En avril 2023, la Cour supérieure de justice de l’Ontario a rendu sa décision dans l’affaire Mathur. Elle a conclu qu’il n’y avait eu aucune violation des articles 7 ou 15 de la Charte sur la base des faits de l’affaire, mais a conclu que les droits garantis à l’article 7 étaient en cause et a laissé entendre que la menace existentielle que posent les changements climatiques constitue des circonstances particulières qui pourraient entraîner l’imposition d’obligations positives en vertu de l’article 7 de la Charte dans des cas futurs 90. Au moment de la rédaction du présent document, la décision faisait l’objet d’un appel.

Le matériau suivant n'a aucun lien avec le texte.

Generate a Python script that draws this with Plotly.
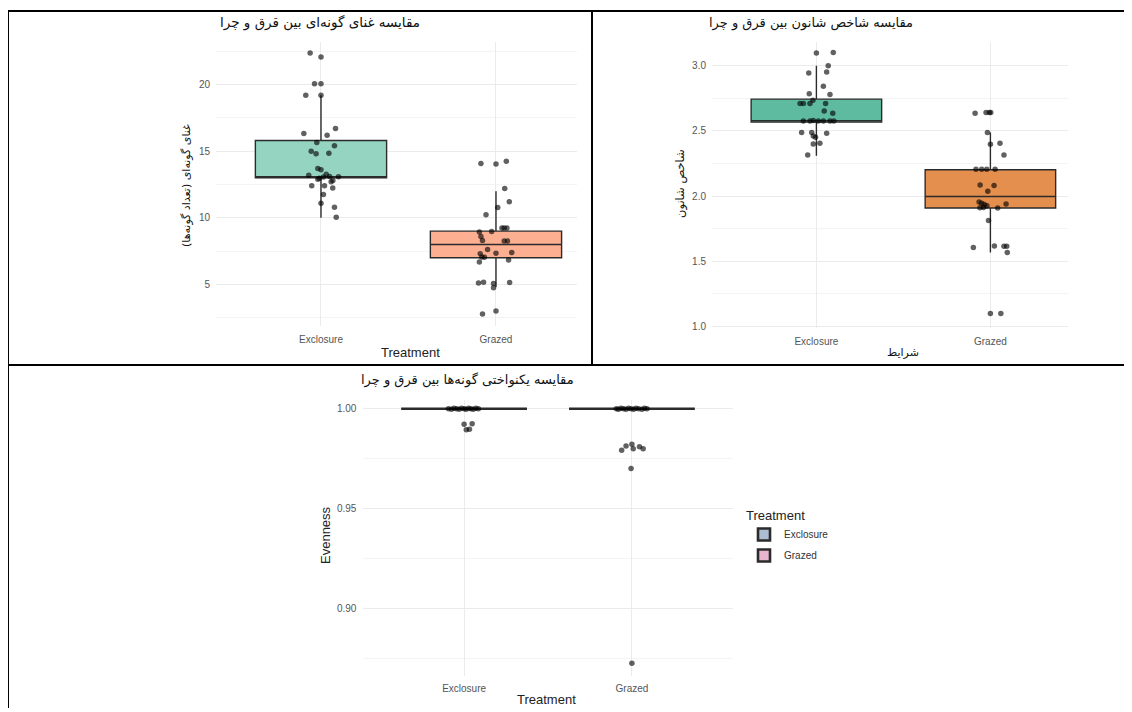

Le droit à un environnement sain est largement reconnu au niveau international et est de plus en plus souvent invoqué dans les litiges, tant au niveau international que dans les différentes administrations nationales. Bien que ce droit puisse s’appliquer à un éventail de scénarios, comme la pollution, la perte de biodiversité et d’autres problèmes environnementaux, son acceptation rapide sur la scène internationale a coïncidé avec les préoccupations croissantes que suscitent les changements climatiques, et certains des litiges les plus importants ont cherché à invoquer le droit à un environnement sain dans ce contexte.
La reconnaissance du droit à un environnement sain semble avoir donné lieu à des lois environnementales apparemment plus strictes dans certains pays ainsi qu’à un examen plus approfondi par les tribunaux devant rendre des décisions ayant des incidences sur le climat.
Le droit à un environnement sain est un domaine du droit international et canadien qui évolue rapidement. Son inclusion récente dans la LCPE fait partie d’un processus en cours visant à définir la portée et les limites de ce droit au Canada, y compris dans le contexte des changements climatiques.